### Exercise
Write out each line word for word. Drop pictures.

★ ★ ★ ★

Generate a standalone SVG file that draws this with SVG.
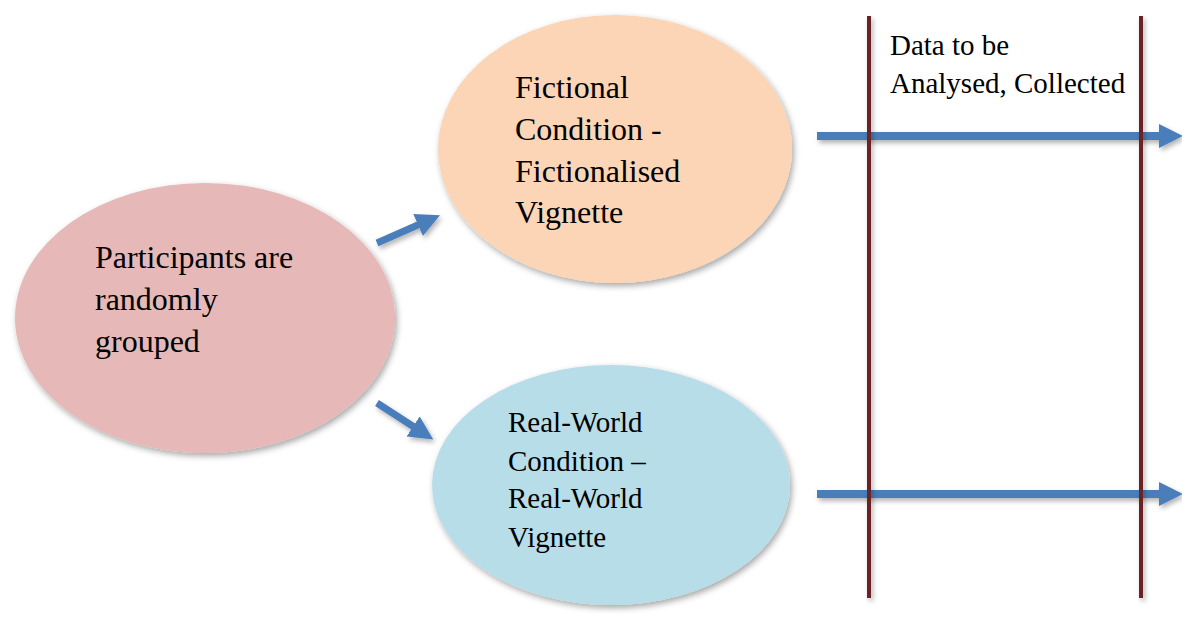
<svg xmlns="http://www.w3.org/2000/svg" width="1182" height="621" viewBox="0 0 1182 621">
<style>
.t{font-family:"Liberation Serif","Times New Roman",serif;fill:#000}
.big{font-size:32px}
.mid{font-size:29px}
.arr{stroke:#4a7ebb;fill:none}
.vline{stroke:#6b2424;stroke-width:4}
</style>
<defs>
<filter id="sh" x="-20%" y="-20%" width="140%" height="140%">
<feDropShadow dx="2" dy="3" stdDeviation="3" flood-color="#000" flood-opacity="0.35"/>
</filter>
<filter id="sh2" filterUnits="userSpaceOnUse" x="0" y="0" width="1182" height="621">
<feDropShadow dx="2" dy="3" stdDeviation="2.5" flood-color="#000" flood-opacity="0.3"/>
</filter>
<marker id="ah" markerUnits="userSpaceOnUse" markerWidth="24" markerHeight="24" viewBox="0 0 23 23" refX="1" refY="11.5" orient="auto">
<path d="M0,0 L23,11.5 L0,23 z" fill="#4a7ebb"/>
</marker>
</defs>
<rect width="1182" height="621" fill="#fff"/>
<g id="node-participants">
<ellipse cx="205" cy="318" rx="190" ry="135" fill="#e6b8b7" filter="url(#sh)"/>
<text class="t big" x="95" y="268">Participants are</text>
<text class="t big" x="95" y="310">randomly</text>
<text class="t big" x="95" y="352">grouped</text>
</g>
<g id="node-fictional">
<ellipse cx="615" cy="149" rx="177" ry="134" fill="#fbd5b5" filter="url(#sh)"/>
<text class="t big" x="515" y="98">Fictional</text>
<text class="t big" x="515" y="140">Condition -</text>
<text class="t big" x="515" y="182">Fictionalised</text>
<text class="t big" x="515" y="223">Vignette</text>
</g>
<g id="node-realworld">
<ellipse cx="611" cy="485" rx="179" ry="120" fill="#b7dde8" filter="url(#sh)"/>
<text class="t mid" x="508" y="432">Real-World</text>
<text class="t mid" x="508" y="471">Condition –</text>
<text class="t mid" x="508" y="508">Real-World</text>
<text class="t mid" x="508" y="547">Vignette</text>
</g>
<g id="node-data">
<text class="t mid" x="890" y="55">Data to be</text>
<text class="t mid" x="890" y="93">Analysed, Collected</text>
</g>
<g id="connectors">
<line class="arr" x1="377" y1="243" x2="419" y2="224.5" stroke-width="7" marker-end="url(#ah)" filter="url(#sh2)"/>
<line class="arr" x1="377" y1="403" x2="414" y2="427" stroke-width="7" marker-end="url(#ah)" filter="url(#sh2)"/>
<line class="arr" x1="817" y1="136" x2="1160" y2="136" stroke-width="8" marker-end="url(#ah)" filter="url(#sh2)"/>
<line class="arr" x1="817" y1="494" x2="1160" y2="494" stroke-width="8" marker-end="url(#ah)" filter="url(#sh2)"/>
<line class="vline" x1="869" y1="16" x2="869" y2="598" filter="url(#sh2)"/>
<line class="vline" x1="1141" y1="16" x2="1141" y2="598" filter="url(#sh2)"/>
</g>
</svg>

★ ★ ★ ★

### The solution
Generate a standalone SVG file that draws this with SVG.
<svg xmlns="http://www.w3.org/2000/svg" width="1182" height="621" viewBox="0 0 1182 621">
<style>
.t{font-family:"Liberation Serif","Times New Roman",serif;fill:#000}
.big{font-size:32px}
.mid{font-size:29px}
.arr{stroke:#4a7ebb;fill:none}
.vline{stroke:#6b2424;stroke-width:4}
</style>
<defs>
<filter id="sh" x="-20%" y="-20%" width="140%" height="140%">
<feDropShadow dx="2" dy="3" stdDeviation="3" flood-color="#000" flood-opacity="0.35"/>
</filter>
<filter id="sh2" filterUnits="userSpaceOnUse" x="0" y="0" width="1182" height="621">
<feDropShadow dx="2" dy="3" stdDeviation="2.5" flood-color="#000" flood-opacity="0.3"/>
</filter>
<marker id="ah" markerUnits="userSpaceOnUse" markerWidth="24" markerHeight="24" viewBox="0 0 23 23" refX="1" refY="11.5" orient="auto">
<path d="M0,0 L23,11.5 L0,23 z" fill="#4a7ebb"/>
</marker>
</defs>
<rect width="1182" height="621" fill="#fff"/>
<g id="node-participants">
<ellipse cx="205" cy="318" rx="190" ry="135" fill="#e6b8b7" filter="url(#sh)"/>
<text class="t big" x="95" y="268">Participants are</text>
<text class="t big" x="95" y="310">randomly</text>
<text class="t big" x="95" y="352">grouped</text>
</g>
<g id="node-fictional">
<ellipse cx="615" cy="149" rx="177" ry="134" fill="#fbd5b5" filter="url(#sh)"/>
<text class="t big" x="515" y="98">Fictional</text>
<text class="t big" x="515" y="140">Condition -</text>
<text class="t big" x="515" y="182">Fictionalised</text>
<text class="t big" x="515" y="223">Vignette</text>
</g>
<g id="node-realworld">
<ellipse cx="611" cy="485" rx="179" ry="120" fill="#b7dde8" filter="url(#sh)"/>
<text class="t mid" x="508" y="432">Real-World</text>
<text class="t mid" x="508" y="471">Condition –</text>
<text class="t mid" x="508" y="508">Real-World</text>
<text class="t mid" x="508" y="547">Vignette</text>
</g>
<g id="node-data">
<text class="t mid" x="890" y="55">Data to be</text>
<text class="t mid" x="890" y="93">Analysed, Collected</text>
</g>
<g id="connectors">
<line class="arr" x1="377" y1="243" x2="419" y2="224.5" stroke-width="7" marker-end="url(#ah)" filter="url(#sh2)"/>
<line class="arr" x1="377" y1="403" x2="414" y2="427" stroke-width="7" marker-end="url(#ah)" filter="url(#sh2)"/>
<line class="arr" x1="817" y1="136" x2="1160" y2="136" stroke-width="8" marker-end="url(#ah)" filter="url(#sh2)"/>
<line class="arr" x1="817" y1="494" x2="1160" y2="494" stroke-width="8" marker-end="url(#ah)" filter="url(#sh2)"/>
<line class="vline" x1="869" y1="16" x2="869" y2="598" filter="url(#sh2)"/>
<line class="vline" x1="1141" y1="16" x2="1141" y2="598" filter="url(#sh2)"/>
</g>
</svg>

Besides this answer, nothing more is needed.